— start of RECORDED DATA —

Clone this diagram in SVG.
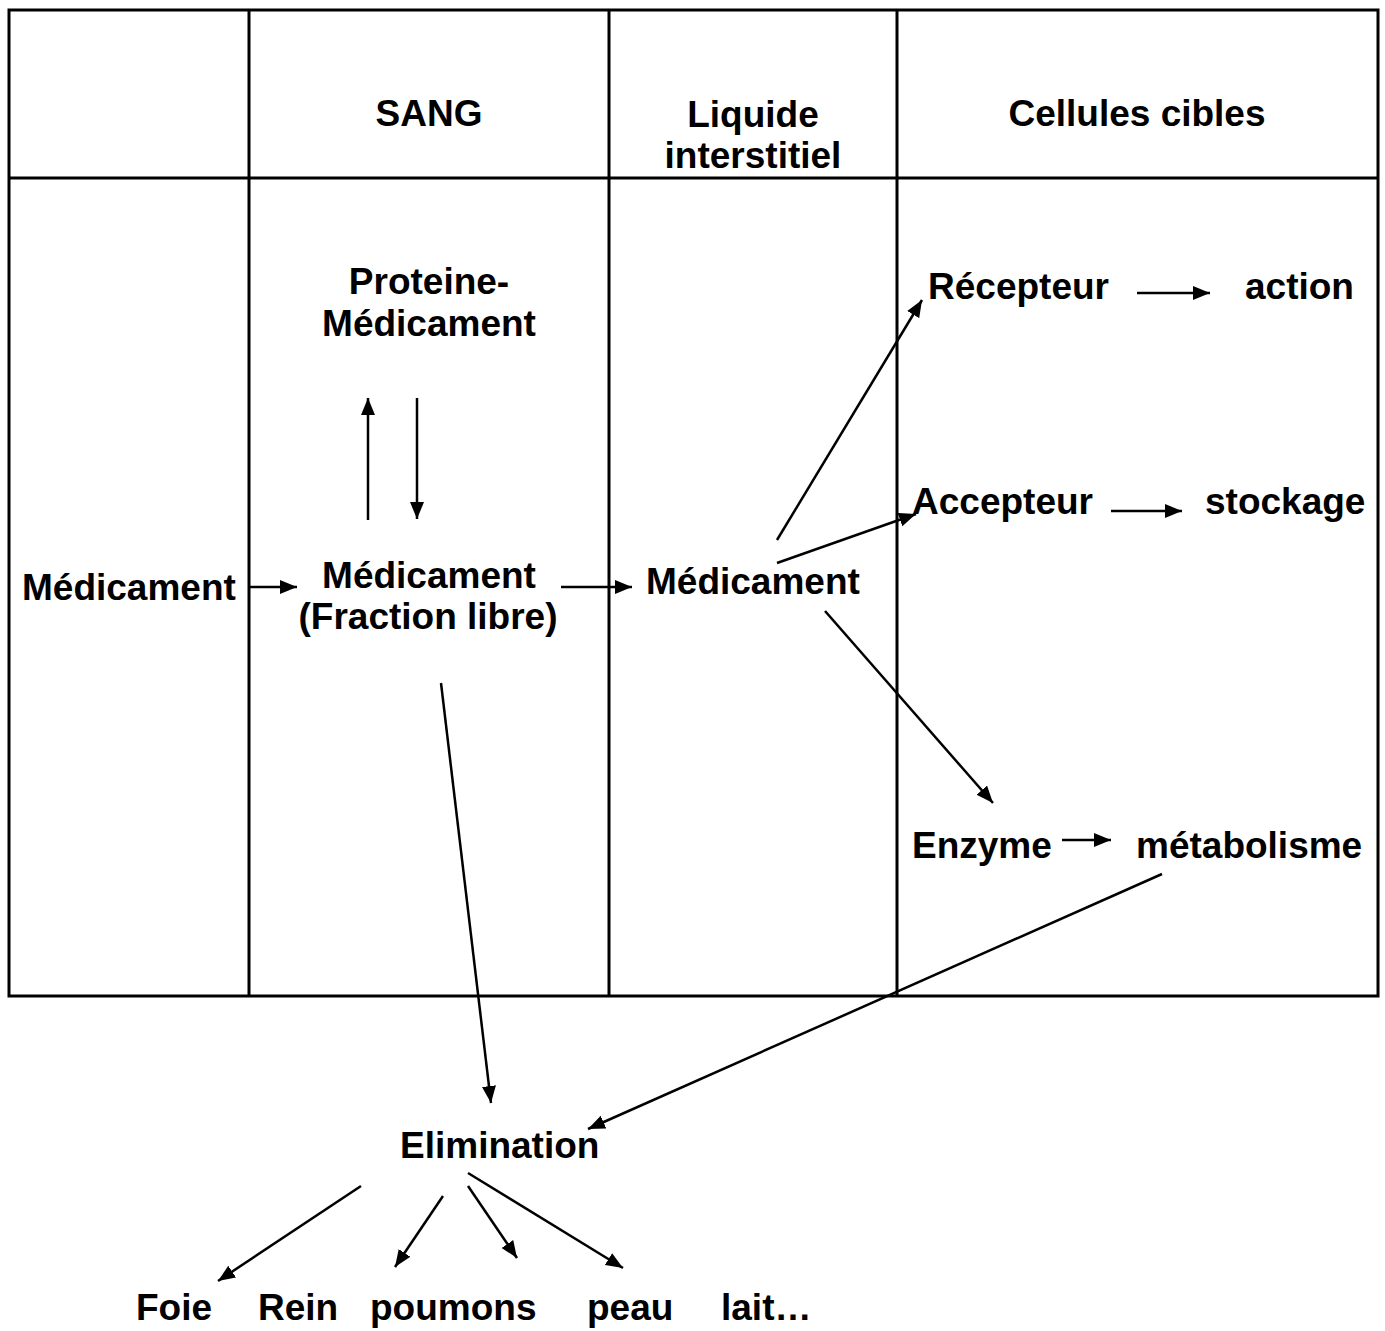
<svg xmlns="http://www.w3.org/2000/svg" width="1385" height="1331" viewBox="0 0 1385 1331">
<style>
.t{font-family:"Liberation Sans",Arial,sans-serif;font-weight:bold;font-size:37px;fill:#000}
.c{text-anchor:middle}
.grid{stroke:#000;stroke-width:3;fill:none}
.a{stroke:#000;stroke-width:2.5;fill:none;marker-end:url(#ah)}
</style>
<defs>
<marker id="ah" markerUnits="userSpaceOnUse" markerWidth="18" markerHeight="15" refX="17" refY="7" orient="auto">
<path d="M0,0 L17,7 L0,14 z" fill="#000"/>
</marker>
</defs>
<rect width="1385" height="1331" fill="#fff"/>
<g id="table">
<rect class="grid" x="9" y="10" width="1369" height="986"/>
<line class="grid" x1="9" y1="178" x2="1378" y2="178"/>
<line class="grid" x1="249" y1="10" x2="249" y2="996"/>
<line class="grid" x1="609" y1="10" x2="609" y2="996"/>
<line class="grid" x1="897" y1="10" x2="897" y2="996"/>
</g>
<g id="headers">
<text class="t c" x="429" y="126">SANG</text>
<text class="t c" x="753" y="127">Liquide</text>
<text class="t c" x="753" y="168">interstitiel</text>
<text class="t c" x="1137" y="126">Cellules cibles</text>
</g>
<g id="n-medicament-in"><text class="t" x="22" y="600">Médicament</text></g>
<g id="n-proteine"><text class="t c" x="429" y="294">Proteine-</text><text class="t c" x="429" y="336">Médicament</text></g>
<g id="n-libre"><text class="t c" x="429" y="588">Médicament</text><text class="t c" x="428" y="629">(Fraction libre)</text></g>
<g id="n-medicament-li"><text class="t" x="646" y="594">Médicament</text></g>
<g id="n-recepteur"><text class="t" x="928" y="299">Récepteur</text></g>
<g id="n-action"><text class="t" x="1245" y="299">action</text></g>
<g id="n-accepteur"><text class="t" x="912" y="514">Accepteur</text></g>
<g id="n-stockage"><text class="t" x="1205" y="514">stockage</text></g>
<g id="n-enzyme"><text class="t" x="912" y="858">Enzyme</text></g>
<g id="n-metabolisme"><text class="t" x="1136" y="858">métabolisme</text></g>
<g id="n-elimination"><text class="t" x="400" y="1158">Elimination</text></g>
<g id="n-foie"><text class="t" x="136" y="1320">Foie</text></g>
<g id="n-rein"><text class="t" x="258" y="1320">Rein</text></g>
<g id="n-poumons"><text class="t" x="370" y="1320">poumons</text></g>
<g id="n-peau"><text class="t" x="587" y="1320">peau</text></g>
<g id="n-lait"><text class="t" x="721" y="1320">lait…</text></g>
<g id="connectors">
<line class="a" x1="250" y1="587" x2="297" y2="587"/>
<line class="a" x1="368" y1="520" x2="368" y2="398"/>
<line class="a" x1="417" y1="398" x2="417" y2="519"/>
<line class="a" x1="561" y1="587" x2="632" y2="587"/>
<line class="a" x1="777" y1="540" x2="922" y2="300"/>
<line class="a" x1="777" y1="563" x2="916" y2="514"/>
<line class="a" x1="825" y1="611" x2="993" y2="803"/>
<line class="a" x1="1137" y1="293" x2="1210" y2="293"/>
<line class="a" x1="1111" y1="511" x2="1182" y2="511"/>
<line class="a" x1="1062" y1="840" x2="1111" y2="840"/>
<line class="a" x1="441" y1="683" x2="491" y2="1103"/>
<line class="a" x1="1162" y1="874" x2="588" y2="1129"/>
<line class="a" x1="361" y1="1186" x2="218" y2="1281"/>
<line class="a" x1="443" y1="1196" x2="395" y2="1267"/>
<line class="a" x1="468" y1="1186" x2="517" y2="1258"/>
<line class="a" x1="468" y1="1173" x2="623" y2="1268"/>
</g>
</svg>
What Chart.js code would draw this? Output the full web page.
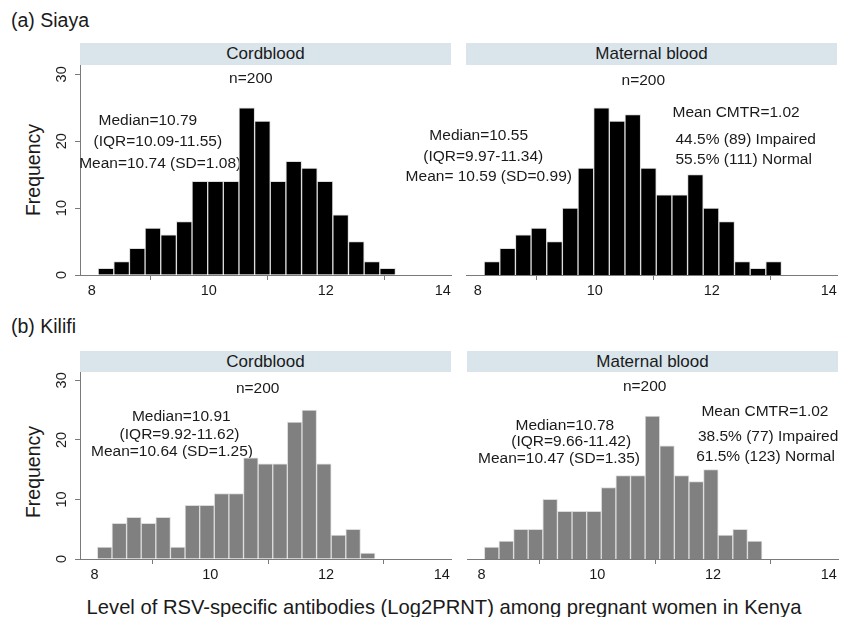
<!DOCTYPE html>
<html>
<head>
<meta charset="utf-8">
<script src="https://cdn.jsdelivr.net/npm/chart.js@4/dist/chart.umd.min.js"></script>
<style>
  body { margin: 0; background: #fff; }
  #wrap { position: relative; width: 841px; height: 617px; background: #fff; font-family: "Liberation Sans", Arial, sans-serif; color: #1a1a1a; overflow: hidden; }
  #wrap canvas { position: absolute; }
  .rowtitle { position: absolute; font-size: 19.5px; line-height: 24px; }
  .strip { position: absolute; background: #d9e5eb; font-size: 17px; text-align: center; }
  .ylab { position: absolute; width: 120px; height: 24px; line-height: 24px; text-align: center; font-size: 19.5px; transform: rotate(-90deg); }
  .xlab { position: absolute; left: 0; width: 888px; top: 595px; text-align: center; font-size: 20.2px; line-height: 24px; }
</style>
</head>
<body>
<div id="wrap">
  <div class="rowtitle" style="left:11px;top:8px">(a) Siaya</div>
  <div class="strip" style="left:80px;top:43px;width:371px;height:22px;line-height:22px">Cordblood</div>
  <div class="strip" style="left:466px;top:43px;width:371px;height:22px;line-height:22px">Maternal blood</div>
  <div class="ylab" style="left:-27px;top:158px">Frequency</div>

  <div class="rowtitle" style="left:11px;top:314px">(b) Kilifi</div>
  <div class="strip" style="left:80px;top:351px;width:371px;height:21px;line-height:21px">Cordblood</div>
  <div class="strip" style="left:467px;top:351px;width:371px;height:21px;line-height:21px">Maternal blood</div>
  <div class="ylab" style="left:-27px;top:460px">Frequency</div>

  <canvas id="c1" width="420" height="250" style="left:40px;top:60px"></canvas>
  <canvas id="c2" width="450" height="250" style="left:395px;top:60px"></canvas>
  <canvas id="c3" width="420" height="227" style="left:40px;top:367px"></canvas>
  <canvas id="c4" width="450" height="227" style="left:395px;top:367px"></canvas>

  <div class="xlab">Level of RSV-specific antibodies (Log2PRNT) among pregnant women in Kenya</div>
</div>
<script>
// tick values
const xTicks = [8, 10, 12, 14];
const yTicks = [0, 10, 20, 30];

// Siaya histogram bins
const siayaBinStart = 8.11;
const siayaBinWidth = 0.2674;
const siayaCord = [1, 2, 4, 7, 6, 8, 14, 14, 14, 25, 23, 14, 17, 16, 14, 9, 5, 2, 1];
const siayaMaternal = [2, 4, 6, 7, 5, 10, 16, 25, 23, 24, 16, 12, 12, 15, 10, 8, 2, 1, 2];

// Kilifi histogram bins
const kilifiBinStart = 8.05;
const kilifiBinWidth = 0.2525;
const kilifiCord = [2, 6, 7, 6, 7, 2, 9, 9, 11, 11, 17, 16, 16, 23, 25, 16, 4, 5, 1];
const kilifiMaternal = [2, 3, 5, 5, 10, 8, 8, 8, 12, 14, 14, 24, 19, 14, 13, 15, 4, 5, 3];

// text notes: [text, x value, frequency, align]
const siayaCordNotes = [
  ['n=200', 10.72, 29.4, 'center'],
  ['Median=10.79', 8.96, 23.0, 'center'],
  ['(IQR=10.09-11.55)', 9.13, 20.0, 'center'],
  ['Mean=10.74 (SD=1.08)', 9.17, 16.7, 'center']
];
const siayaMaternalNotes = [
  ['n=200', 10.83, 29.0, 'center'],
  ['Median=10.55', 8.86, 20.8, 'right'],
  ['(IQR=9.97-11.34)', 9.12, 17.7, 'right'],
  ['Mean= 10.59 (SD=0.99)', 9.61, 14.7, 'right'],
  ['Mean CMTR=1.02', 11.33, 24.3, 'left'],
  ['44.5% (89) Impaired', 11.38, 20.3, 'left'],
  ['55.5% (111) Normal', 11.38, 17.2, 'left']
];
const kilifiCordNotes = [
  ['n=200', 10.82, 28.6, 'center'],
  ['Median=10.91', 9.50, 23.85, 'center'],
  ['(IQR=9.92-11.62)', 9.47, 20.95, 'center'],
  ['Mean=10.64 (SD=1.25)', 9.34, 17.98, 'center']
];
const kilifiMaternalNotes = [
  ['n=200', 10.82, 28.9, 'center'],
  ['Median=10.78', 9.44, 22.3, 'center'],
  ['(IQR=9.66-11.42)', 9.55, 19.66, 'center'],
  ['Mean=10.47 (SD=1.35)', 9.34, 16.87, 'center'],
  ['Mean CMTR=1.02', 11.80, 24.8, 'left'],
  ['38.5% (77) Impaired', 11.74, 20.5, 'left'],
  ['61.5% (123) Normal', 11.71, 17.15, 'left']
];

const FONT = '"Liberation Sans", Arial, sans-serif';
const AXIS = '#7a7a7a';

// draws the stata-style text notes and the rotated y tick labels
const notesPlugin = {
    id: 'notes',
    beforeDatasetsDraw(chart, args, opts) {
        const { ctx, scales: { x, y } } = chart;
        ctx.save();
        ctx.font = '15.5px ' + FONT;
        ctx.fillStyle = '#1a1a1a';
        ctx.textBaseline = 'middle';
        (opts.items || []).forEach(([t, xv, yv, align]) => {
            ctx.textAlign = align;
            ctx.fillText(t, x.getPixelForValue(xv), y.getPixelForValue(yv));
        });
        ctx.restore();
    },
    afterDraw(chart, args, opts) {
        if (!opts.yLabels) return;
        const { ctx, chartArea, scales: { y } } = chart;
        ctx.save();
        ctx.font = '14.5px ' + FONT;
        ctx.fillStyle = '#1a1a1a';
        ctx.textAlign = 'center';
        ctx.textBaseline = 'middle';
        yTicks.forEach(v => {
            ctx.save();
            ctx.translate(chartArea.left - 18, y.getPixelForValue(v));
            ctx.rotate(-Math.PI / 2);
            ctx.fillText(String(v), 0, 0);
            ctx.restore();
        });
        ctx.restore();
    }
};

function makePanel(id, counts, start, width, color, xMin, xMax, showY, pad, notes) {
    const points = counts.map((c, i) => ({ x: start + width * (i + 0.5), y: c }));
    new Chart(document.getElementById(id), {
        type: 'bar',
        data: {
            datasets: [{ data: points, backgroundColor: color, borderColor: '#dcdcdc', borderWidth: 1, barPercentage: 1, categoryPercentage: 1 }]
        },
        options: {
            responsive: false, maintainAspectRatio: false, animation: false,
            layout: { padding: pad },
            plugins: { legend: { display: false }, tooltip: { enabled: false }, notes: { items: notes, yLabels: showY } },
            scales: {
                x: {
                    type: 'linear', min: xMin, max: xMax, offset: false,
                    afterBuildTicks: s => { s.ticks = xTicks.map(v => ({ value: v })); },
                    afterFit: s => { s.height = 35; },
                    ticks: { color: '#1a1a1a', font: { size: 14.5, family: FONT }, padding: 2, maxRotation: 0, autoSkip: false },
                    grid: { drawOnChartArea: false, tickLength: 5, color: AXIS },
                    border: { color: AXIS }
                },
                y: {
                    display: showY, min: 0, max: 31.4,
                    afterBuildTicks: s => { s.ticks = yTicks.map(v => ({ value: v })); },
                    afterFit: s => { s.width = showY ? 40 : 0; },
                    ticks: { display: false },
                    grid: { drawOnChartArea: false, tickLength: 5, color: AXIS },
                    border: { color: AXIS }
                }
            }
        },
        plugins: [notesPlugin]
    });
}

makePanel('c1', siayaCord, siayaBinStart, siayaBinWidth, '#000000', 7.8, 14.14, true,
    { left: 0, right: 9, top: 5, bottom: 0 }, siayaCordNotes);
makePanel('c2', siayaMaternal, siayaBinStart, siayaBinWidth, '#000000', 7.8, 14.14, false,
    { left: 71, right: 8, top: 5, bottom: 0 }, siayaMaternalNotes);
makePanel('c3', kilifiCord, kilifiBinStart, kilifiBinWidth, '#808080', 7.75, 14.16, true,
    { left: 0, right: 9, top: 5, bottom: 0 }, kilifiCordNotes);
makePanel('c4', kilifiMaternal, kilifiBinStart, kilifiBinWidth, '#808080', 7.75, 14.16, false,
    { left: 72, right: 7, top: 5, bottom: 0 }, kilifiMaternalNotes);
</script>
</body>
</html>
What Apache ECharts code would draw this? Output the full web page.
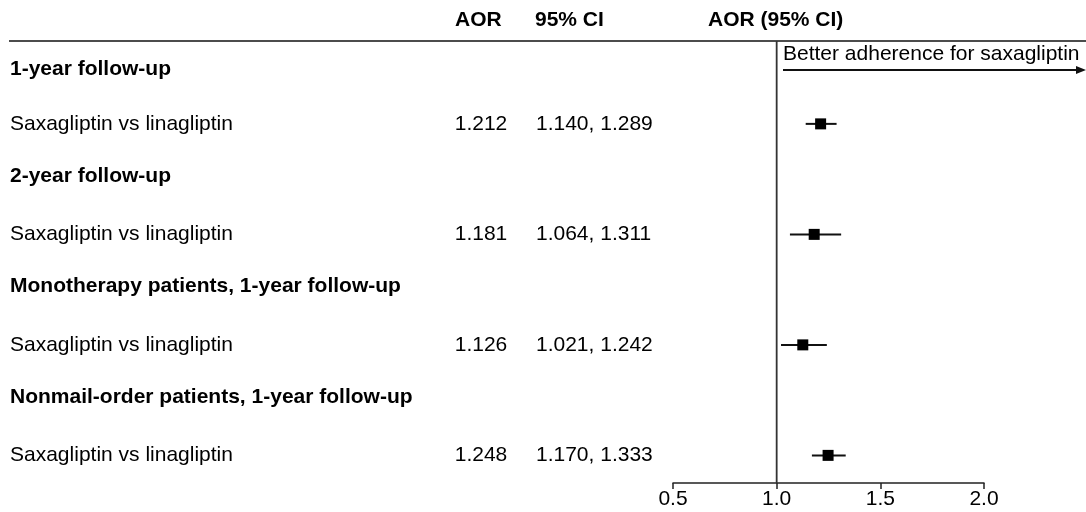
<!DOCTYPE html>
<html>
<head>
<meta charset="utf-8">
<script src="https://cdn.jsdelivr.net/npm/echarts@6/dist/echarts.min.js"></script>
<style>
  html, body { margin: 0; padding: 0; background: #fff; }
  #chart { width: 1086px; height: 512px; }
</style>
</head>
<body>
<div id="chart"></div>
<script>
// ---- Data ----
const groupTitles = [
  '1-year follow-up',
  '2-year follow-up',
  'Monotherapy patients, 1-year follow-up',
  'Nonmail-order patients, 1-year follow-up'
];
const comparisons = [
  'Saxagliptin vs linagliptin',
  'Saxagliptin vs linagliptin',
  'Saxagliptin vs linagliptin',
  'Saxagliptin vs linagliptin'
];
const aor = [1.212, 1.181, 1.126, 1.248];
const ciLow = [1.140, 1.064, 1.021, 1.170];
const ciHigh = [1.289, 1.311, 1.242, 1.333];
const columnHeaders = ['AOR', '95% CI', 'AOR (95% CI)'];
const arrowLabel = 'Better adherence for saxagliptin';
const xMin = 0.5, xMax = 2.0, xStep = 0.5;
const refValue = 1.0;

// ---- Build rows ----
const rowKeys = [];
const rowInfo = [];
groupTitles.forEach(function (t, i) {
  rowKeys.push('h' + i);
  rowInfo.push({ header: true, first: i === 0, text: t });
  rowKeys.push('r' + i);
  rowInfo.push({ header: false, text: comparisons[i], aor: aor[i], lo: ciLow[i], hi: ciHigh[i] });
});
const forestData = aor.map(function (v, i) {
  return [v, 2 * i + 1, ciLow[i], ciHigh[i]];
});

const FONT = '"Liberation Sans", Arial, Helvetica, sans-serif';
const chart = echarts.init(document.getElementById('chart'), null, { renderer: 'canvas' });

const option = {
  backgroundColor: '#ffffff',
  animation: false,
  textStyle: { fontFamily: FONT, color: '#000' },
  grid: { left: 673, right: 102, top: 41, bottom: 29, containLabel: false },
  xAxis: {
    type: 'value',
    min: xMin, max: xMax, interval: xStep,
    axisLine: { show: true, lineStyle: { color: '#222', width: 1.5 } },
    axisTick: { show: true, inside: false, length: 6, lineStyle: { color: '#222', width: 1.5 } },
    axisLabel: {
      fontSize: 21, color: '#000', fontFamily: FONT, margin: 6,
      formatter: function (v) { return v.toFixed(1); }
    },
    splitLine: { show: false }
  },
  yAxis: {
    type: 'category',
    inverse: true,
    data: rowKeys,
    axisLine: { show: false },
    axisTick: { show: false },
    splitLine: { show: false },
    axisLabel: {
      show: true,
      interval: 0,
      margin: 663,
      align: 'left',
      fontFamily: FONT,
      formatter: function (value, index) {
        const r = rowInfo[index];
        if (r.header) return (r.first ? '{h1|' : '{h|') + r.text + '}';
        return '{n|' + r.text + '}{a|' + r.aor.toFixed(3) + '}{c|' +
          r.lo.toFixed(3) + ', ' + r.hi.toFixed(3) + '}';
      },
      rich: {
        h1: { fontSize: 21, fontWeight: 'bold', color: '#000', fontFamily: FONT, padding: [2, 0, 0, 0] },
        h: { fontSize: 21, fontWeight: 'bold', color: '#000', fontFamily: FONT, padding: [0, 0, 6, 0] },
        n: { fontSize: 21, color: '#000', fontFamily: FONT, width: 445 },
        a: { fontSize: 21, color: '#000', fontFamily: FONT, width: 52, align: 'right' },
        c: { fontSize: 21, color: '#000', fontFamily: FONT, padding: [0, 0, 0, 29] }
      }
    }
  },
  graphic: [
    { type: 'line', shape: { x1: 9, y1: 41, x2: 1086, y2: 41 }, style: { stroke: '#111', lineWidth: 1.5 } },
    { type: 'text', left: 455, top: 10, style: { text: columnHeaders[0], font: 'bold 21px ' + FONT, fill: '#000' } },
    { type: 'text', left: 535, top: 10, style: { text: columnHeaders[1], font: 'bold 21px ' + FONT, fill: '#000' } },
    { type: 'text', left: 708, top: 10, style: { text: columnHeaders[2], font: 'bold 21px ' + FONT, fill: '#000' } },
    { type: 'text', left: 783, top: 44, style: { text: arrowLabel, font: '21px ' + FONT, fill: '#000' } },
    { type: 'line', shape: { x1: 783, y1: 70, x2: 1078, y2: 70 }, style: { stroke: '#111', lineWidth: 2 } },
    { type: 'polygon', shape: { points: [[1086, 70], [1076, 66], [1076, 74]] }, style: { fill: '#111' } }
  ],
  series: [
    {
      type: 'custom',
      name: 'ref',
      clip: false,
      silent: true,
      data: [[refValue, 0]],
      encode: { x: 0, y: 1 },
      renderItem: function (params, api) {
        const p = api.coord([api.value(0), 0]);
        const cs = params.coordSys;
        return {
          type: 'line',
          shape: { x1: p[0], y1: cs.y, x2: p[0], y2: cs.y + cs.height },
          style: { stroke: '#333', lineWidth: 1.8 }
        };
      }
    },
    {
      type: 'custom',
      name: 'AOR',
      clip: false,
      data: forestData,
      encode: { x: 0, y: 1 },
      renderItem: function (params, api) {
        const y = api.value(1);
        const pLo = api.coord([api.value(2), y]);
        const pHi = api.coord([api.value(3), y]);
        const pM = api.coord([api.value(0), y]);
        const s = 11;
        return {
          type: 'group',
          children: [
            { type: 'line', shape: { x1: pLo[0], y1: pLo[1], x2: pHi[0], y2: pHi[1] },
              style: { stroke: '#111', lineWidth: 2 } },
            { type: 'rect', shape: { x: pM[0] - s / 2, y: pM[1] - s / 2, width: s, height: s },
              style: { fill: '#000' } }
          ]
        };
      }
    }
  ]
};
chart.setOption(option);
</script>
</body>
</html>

— end of RECORDED DATA —

▶ _EXERCISE GOAL_: Find every line that has "Output" in it, then return those lines.

▶ _SOLUTION_:
What Chart.js code would draw this? Output the full web page.
What Apache ECharts code would draw this? Output the full web page.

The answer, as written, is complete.